Directory in Unix-like operating systems

In Unix-like operating systems, a boot folder is the directory which holds files used in booting the operating system, typically /boot. The usage is standardized within Linux in the Filesystem Hierarchy Standard.

==Contents==
The contents are mostly Linux kernel files or boot loader files, depending on the boot loader, most commonly (on Linux) LILO or GRUB.

===Linux===
- vmlinux – the Linux kernel
- initrd.img – a temporary file system, used prior to loading the kernel
- System.map – a symbol lookup table

===LILO===
LILO creates and uses the following files:
- map – a key file, which records where files needed by LILO during boot are stored. Following kernel upgrades, this file must be regenerated by running the "map installer", which is /sbin/lilo otherwise the system will not boot.
- boot.xxyy – these 512-byte files are backups of boot sectors, either the master boot record (MBR) or volume boot record (VBR), created when LILO overwrites a boot sector. xx and yy are the major and minor device numbers in hex; for example, the drive sda has numbers 8, 0, hence its MBR is backed up to boot.0800 while the partition sda3 has numbers 8,3, hence its VBR is backed up to boot.0803.
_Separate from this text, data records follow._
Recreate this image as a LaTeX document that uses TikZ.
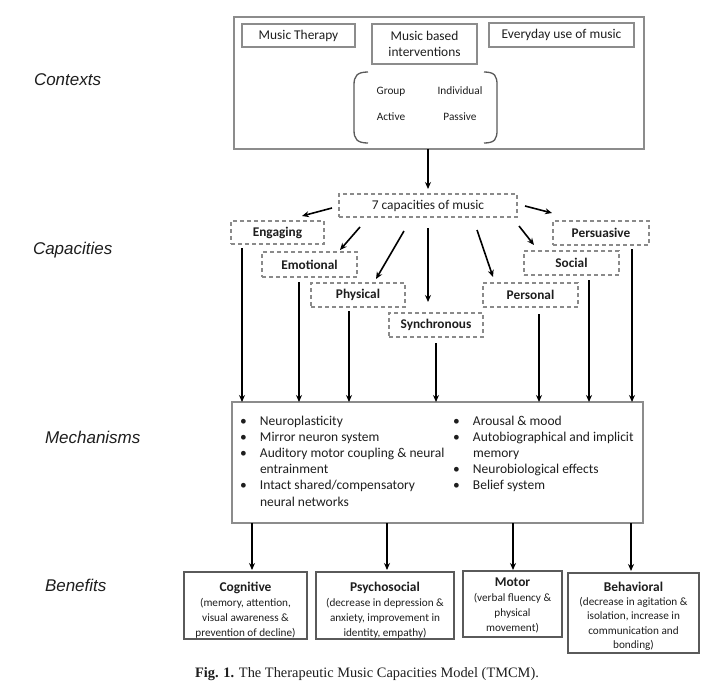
\documentclass[tikz,border=0pt]{standalone}
\usepackage{fontspec}
\setmainfont{Carlito}
\newfontfamily\lsans{Liberation Sans}
\newfontfamily\lserif{Liberation Serif}
\usetikzlibrary{arrows.meta,calc}
\definecolor{boxgray}{HTML}{8C8C8C}
\definecolor{dashgray}{HTML}{8A8A8A}
\definecolor{darkbox}{HTML}{5A5A5A}
\definecolor{txt}{HTML}{1E1E1E}
\begin{document}
\begin{tikzpicture}[x=1pt,y=-1pt,
  every node/.style={inner sep=0pt, outer sep=0pt, text=txt},
  ctxbox/.style={draw=boxgray, line width=1.3pt},
  smallbox/.style={draw=boxgray, line width=1.2pt, align=center, font=\fontsize{13.4}{16}\selectfont},
  capbox/.style={draw=dashgray, line width=1.1pt, dash pattern=on 4pt off 3pt, align=center, font=\fontsize{13.4}{16}\selectfont},
  capname/.style={capbox, font=\fontsize{13.3}{16}\selectfont\bfseries},
  mechbox/.style={draw=boxgray, line width=1.2pt},
  benbox/.style={draw=darkbox, line width=1.2pt},
  bentext/.style={align=center, font=\fontsize{11.2}{14.8}\selectfont},
  mtext/.style={font=\fontsize{13.5}{16.2}\selectfont, align=left},
  sideline/.style={font=\lsans\itshape\fontsize{17}{20}\selectfont, anchor=west},
  tiny/.style={font=\fontsize{11.3}{13}\selectfont},
  arr/.style={draw=black, line width=1.6pt, -{Stealth[length=7pt,width=6pt]}},
  brk/.style={draw=darkbox, line width=1.3pt}
]
\useasboundingbox (0,0) rectangle (728,699);
\fill[white] (0,0) rectangle (728,699);

% side labels
\node[sideline] (lctx) at (34,80) {Contexts};
\node[sideline] (lcap) at (33,250) {Capacities};
\node[sideline] (lmech) at (45,437) {Mechanisms};
\node[sideline] (lben) at (45,585) {Benefits};

% contexts
\node[ctxbox, minimum width=410pt, minimum height=132pt] (ctx) at (439,83) {};
\node[smallbox, minimum width=113pt, minimum height=23pt] (mt) at (298.5,35.5) {Music Therapy};
\node[smallbox, minimum width=105pt, minimum height=40pt] (mbi) at (424.5,44) {Music based\\interventions};
\node[smallbox, minimum width=145pt, minimum height=24pt] (eum) at (561.5,35) {Everyday use of music};
\draw[brk] (368,72) .. controls (357,72) and (354,76) .. (354,85) -- (354,130) .. controls (354,139) and (357,143) .. (368,143);
\draw[brk] (484,72) .. controls (495,72) and (497,76) .. (497,85) -- (497,130) .. controls (497,139) and (495,143) .. (484,143);
\node[tiny] (grp) at (391,92) {Group};
\node[tiny] (ind) at (460,90.5) {Individual};
\node[tiny] (act) at (391,117) {Active};
\node[tiny] (pas) at (460,117) {Passive};

% capacities
\node[capbox, minimum width=178pt, minimum height=23pt] (cap) at (428,205.5) {7 capacities of music};
\node[capname, minimum width=93pt, minimum height=23pt] (eng) at (277.5,232.5) {Engaging};
\node[capname, minimum width=95pt, minimum height=25pt] (emo) at (309.5,264.5) {Emotional};
\node[capname, minimum width=94pt, minimum height=24pt] (phy) at (358,295) {Physical};
\node[capname, minimum width=94pt, minimum height=24pt] (syn) at (436,325) {Synchronous};
\node[capname, minimum width=95pt, minimum height=24pt] (per) at (530.5,295) {Personal};
\node[capname, minimum width=95pt, minimum height=24pt] (soc) at (571.5,263) {Social};
\node[capname, minimum width=96pt, minimum height=24pt] (pers) at (601,233) {Persuasive};

\draw[arr, shorten >=5pt] (cap.north |- ctx.south) -- (cap.north);

\coordinate (s1) at (332,208); \coordinate (e1) at (302,216);
\coordinate (s2) at (360,227); \coordinate (e2) at (340,250);
\coordinate (s3) at (404,231); \coordinate (e3) at (376,279);
\coordinate (s5) at (477,230); \coordinate (e5) at (493,277);
\coordinate (s6) at (519,226); \coordinate (e6) at (534,245);
\coordinate (s7) at (525,206); \coordinate (e7) at (552,213);
\draw[arr] (s1) -- (e1);
\draw[arr] (s2) -- (e2);
\draw[arr] (s3) -- (e3);
\draw[arr, shorten <=11pt, shorten >=11pt] (cap.south) -- (cap.south |- syn.north);
\draw[arr] (s5) -- (e5);
\draw[arr] (s6) -- (e6);
\draw[arr] (s7) -- (e7);

% mechanisms
\node[mechbox, minimum width=411pt, minimum height=121pt] (mech) at (437.5,462.5) {};
\node[mtext, anchor=base west] (mechL) at (240,425) {\begin{tabular}[t]{@{}p{20pt}@{}l@{}}
\textbullet & Neuroplasticity\\
\textbullet & Mirror neuron system\\
\textbullet & Auditory motor coupling \& neural\\
 & entrainment\\
\textbullet & Intact shared/compensatory\\
 & neural networks
\end{tabular}};
\node[mtext, anchor=base west] (mechR) at (453,425) {\begin{tabular}[t]{@{}p{20pt}@{}l@{}}
\textbullet & Arousal \& mood\\
\textbullet & Autobiographical and implicit\\
 & memory\\
\textbullet & Neurobiological effects\\
\textbullet & Belief system
\end{tabular}};

% capacity -> mechanism lines
\draw[arr] ($(eng.south)+(-35.5,4)$) coordinate (t1) -- (t1 |- mech.north);
\draw[arr] ($(emo.south)+(-10.5,5)$) coordinate (t2) -- (t2 |- mech.north);
\draw[arr] ($(phy.south)+(-9,4)$) coordinate (t3) -- (t3 |- mech.north);
\draw[arr] ($(syn.south)+(0,6)$) coordinate (t4) -- (t4 |- mech.north);
\draw[arr] ($(per.south)+(8.5,7)$) coordinate (t5) -- (t5 |- mech.north);
\draw[arr] ($(soc.south)+(17.5,5)$) coordinate (t6) -- (t6 |- mech.north);
\draw[arr] ($(pers.south)+(31,4)$) coordinate (t7) -- (t7 |- mech.north);

% benefits
\node[benbox, minimum width=123pt, minimum height=67pt] (cog) at (245.5,605.5) {};
\node[bentext] (cogt) at (245.5,610)
  {{\fontsize{13.4}{14.8}\selectfont\bfseries Cognitive}\\(memory, attention,\\visual awareness \&\\prevention of decline)};
\node[benbox, minimum width=138pt, minimum height=67pt] (psy) at (385,605.5) {};
\node[bentext] (psyt) at (385,610)
  {{\fontsize{13.4}{14.8}\selectfont\bfseries Psychosocial}\\(decrease in depression \&\\anxiety, improvement in\\identity, empathy)};
\node[benbox, minimum width=99pt, minimum height=66pt] (mot) at (512.5,604) {};
\node[bentext] (mott) at (512.5,605.5)
  {{\fontsize{13.4}{14.8}\selectfont\bfseries Motor}\\(verbal fluency \&\\physical\\movement)};
\node[benbox, minimum width=131pt, minimum height=80pt] (beh) at (633.5,613) {};
\node[bentext, font=\fontsize{11.2}{14.3}\selectfont] (beht) at (633.5,616)
  {{\fontsize{13.4}{14.3}\selectfont\bfseries Behavioral}\\(decrease in agitation \&\\isolation, increase in\\communication and\\bonding)};

\draw[arr, shorten >=2pt] ($(cog.north)+(6.5,0)$) coordinate (b1) (b1 |- mech.south) -- (b1);
\draw[arr, shorten >=2pt] ($(psy.north)+(2,0)$) coordinate (b2) (b2 |- mech.south) -- (b2);
\draw[arr, shorten >=1pt] ($(mot.north)+(0.5,0)$) coordinate (b3) (b3 |- mech.south) -- (b3);
\draw[arr, shorten >=2pt] ($(beh.north)+(-2.5,0)$) coordinate (b4) (b4 |- mech.south) -- (b4);

% caption
\node[anchor=base west, font=\lserif\fontsize{14.4}{16}\selectfont] (caption) at (195,677)
  {\textbf{Fig. 1.} The Therapeutic Music Capacities Model (TMCM).};
\end{tikzpicture}
\end{document}
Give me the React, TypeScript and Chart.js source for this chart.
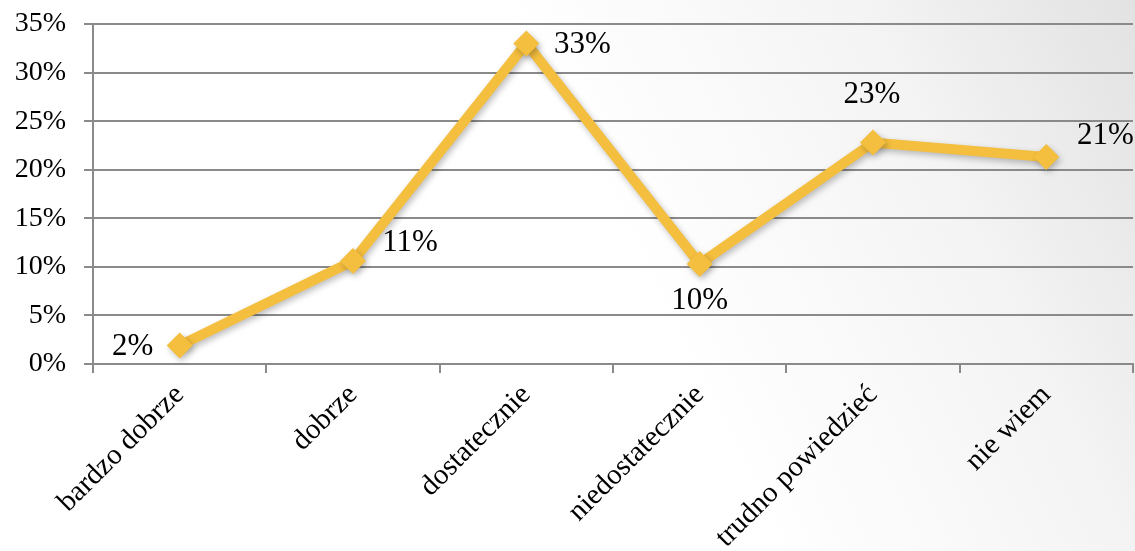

LILO may also use other files, such as message and also stores a non-boot configuration file in /etc/lilo.conf.

===GRUB===
GRUB stores its files in the subdirectory grub/ (i.e. /boot/grub/). These files are mostly modules (.mod), with configuration stored in grub.cfg.

==Location==
/boot/ is often simply a directory on the main (or only) hard drive partition. However, it may be a separate partition. A separate partition is generally only used when bootloaders are incapable of reading the main filesystem (e.g. LILO does not recognize XFS) or other problems not easily resolvable by users.

On UEFI systems, including most modern PCs, the EFI system partition is often mounted at /boot/, /efi/ or /boot/efi/.